Quotient ring of Gaussian integers

Gaussian integers modulo $3-i$

This diagram shows the Gaussian integers modulo $3-i$.

The red points shown are all considered to be $0$ but their locations in $\mathbb Z[i]$ are $0$, $3-i$, $i(3-i)$ and $3-i + i(3-i)$. Every congruence class must be inside that box once and you can see there are $10$ of them.

The arrows show adding by $1$ each time. Doing that takes you through every equivalence class and then back to the start.

So $\mathbb{Z}[i]/(3-i) \cong \mathbb{Z}/10\mathbb{Z}$.


Define $$\phi: \mathbb{Z} \rightarrow \mathbb{Z}[i]/(3-i) \text{ where } \phi(z) = z + (3-i)\mathbb{Z}[i].$$ It follows simply that $\ker \phi = (3-i)\mathbb{Z}[i] \cap \mathbb{Z}$. So for any such $z \in \ker \phi$, we have $z = (3-i)(a+bi)$ for some $a,b \in \mathbb{Z}$. But $(3-i)(a+bi) \in \mathbb{Z}$ happens if and only if $3b-a=0$. So $$\begin{align*} \ker \phi = (3-i)\mathbb{Z}[i] \cap \mathbb{Z} &= \{(3-i)(3b+bi)\mid b \in \mathbb{Z}\}\\ &= \{(9b + b) + i(3b-3b)\mid b \in \mathbb{Z}\}\\ &= \{10b\mid b \in \mathbb{Z}\}\\ &= 10\mathbb{Z}. \end{align*}$$

To see $\phi$ is surjective, let $(a+bi) + (3-i)\mathbb{Z}[i] \in \mathbb{Z}[i]/(3-i)$. Then $a+bi=a+3b-3b+bi=(a+3b)-b(3-i)$, so $\phi(a+3b) = (a+bi) + (3-i)\mathbb{Z}[i]$.

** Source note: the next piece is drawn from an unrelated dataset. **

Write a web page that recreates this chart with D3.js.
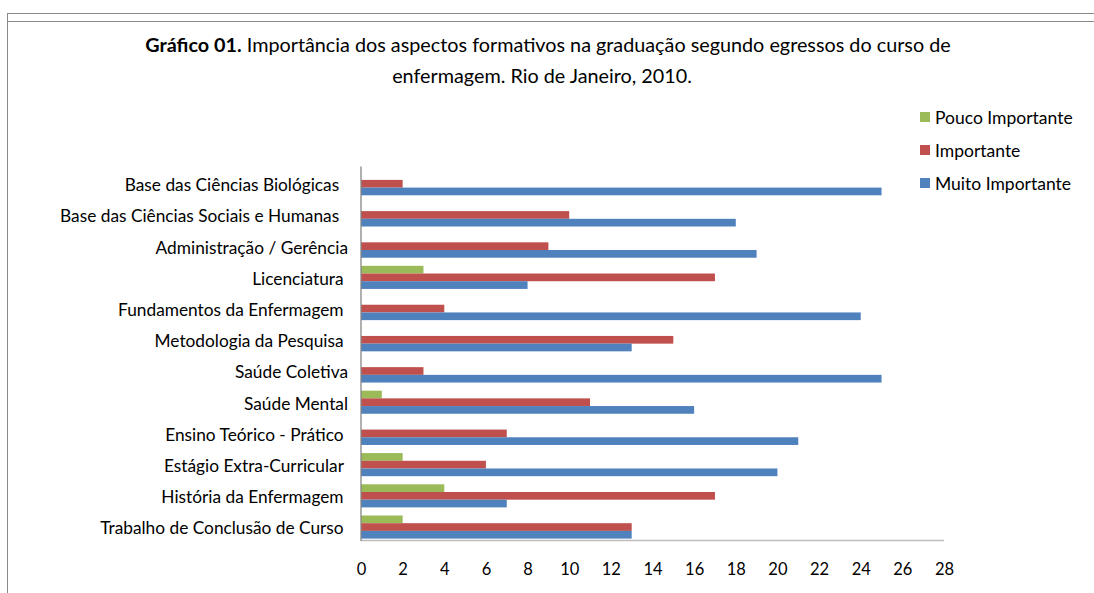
<!DOCTYPE html>
<html><head><meta charset="utf-8">
<script src="https://cdn.jsdelivr.net/npm/d3@7"></script>
<style>
body{margin:0;background:#fff;}
svg{display:block;}
text{font-family:Lato,"Open Sans",sans-serif;fill:#000;}
</style></head>
<body>
<svg id="c" width="1094" height="593"></svg>
<script>
const categories = ["Base das Ciências Biológicas  ","Base das Ciências Sociais e Humanas  ","Administração / Gerência","Licenciatura ","Fundamentos da Enfermagem ","Metodologia da Pesquisa ","Saúde Coletiva","Saúde Mental","Ensino Teórico - Prático ","Estágio Extra-Curricular ","História da Enfermagem ","Trabalho de Conclusão de Curso "];
const seriesNames = ["Pouco Importante","Importante","Muito Importante"];
const pouco = [0,0,0,3,0,0,0,1,0,2,4,2];
const importante = [2,10,9,17,4,15,3,11,7,6,17,13];
const muito = [25,18,19,8,24,13,25,16,21,20,7,13];
const colors = ["#9BBB59","#C0504D","#4F81BD"];
const ticks = [0,2,4,6,8,10,12,14,16,18,20,22,24,26,28];

const svg = d3.select("#c");
// frame lines
svg.append("line").attr("x1",7.5).attr("x2",1094).attr("y1",13.5).attr("y2",13.5).attr("stroke","#8a8a8a");
svg.append("line").attr("x1",7.5).attr("x2",1094).attr("y1",21.5).attr("y2",21.5).attr("stroke","#8a8a8a");
svg.append("line").attr("x1",7.5).attr("x2",7.5).attr("y1",13).attr("y2",593).attr("stroke","#8a8a8a");

// title
const t1 = svg.append("text").attr("x",548).attr("y",51.5).attr("text-anchor","middle").style("font-size","19.8px");
t1.append("tspan").attr("font-weight","bold").text("Gráfico 01.");
t1.append("tspan").text(" Importância dos aspectos formativos na graduação segundo egressos do curso de");
svg.append("text").attr("x",542).attr("y",82.5).attr("text-anchor","middle").style("font-size","19.8px").text("enfermagem. Rio de Janeiro, 2010.");

const x = d3.scaleLinear().domain([0,28]).range([361,944]);
const y = d3.scaleBand().domain(categories).range([166,540.5]);
const ySub = d3.scaleBand().domain(seriesNames).range([6.2,29.3]);

const data = [pouco, importante, muito];
data.forEach((vals,si)=>{
  svg.append("g").selectAll("rect").data(vals).join("rect")
    .attr("x",x(0))
    .attr("y",(d,i)=>y(categories[i])+ySub(seriesNames[si]))
    .attr("width",d=>x(d)-x(0))
    .attr("height",ySub.bandwidth())
    .attr("fill",colors[si]);
});

// axes
svg.append("line").attr("x1",x(0)).attr("x2",x(28)).attr("y1",540.5).attr("y2",540.5).attr("stroke","#bdbdbd").attr("stroke-width",1.3);
svg.append("line").attr("x1",361).attr("x2",361).attr("y1",166.5).attr("y2",541).attr("stroke","#868686").attr("stroke-width",1.3);

const xAxis = d3.axisBottom(x).tickValues(ticks).tickSize(0).tickPadding(0);
const gx = svg.append("g").attr("transform","translate(0,575)").call(xAxis);
gx.select(".domain").remove();
gx.selectAll("text").attr("dy",0).style("font-size","16.5px").style("font-family","Lato,'Open Sans',sans-serif").attr("fill","#000");

// category labels
svg.append("g").selectAll("text").data(categories).join("text")
  .attr("x",348).attr("y",d=>y(d)+y.bandwidth()/2+3.5).attr("dy","0.35em")
  .attr("text-anchor","end").style("font-size","17.3px").style("white-space","pre").text(d=>d);

// legend
const lg = svg.append("g");
seriesNames.forEach((s,i)=>{
  lg.append("rect").attr("x",920).attr("y",112+i*33).attr("width",10).attr("height",10).attr("fill",colors[i]);
  lg.append("text").attr("x",935).attr("y",118+i*33).attr("dy","0.35em").style("font-size","17.5px").text(s);
});
</script>
</body></html>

Hence $\mathbb{Z}[i]/(3-i) \cong \mathbb{Z}/10\mathbb{Z}$.


Firstly: it is not true in general that $\mathbb Z[i]/(a - ib) \cong \mathbb Z/(a^2 + b^2).$ (Consider the case of $3 - 0\cdot i$.)

The claimed isomorphism does hold if $a$ and $b$ are coprime.

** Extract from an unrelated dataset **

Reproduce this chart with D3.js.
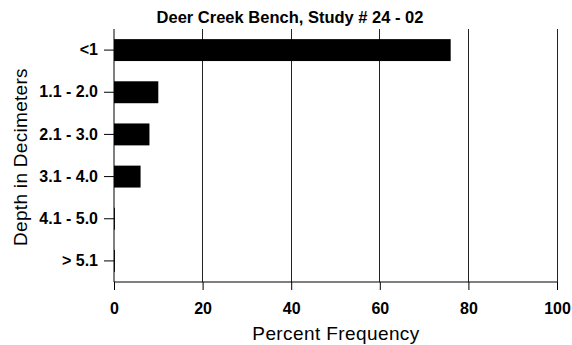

Here is a sketch of how to see this:

To begin with, note that it is much easier to consider maps from $\mathbb Z$ to other rings, rather than maps in the opposite direction (as you suggested in your answer), because $\mathbb Z$ maps to any ring with unity in a canonical way, by sending $1$ to $1$.

So consider the canonical map $\mathbb Z \to \mathbb Z[i]/(a - i b).$

The target is finite of order $a^2 + b^2$, and so this map factors to give an injection $\mathbb Z/(n) \hookrightarrow \mathbb Z[i]/(a - i b)$ for some $n$ dividing $a^2 + b^2$.

Now if $a$ and $b$ are coprime then $b$ is coprime to $a^2 + b^2$, hence coprime to $n$, and so $b$ is invertible in $\mathbb Z/(n)$. Combining this observation with the equation $a - i b = 0$ (which holds in $\mathbb Z[i]/(a - i b)$) one finds (and I leave this as an exercise!) that the map $\mathbb Z/(n) \hookrightarrow \mathbb Z[i]/(a - ib)$ contains $i$ in its image, and hence is surjective as well as injective, and so we are done.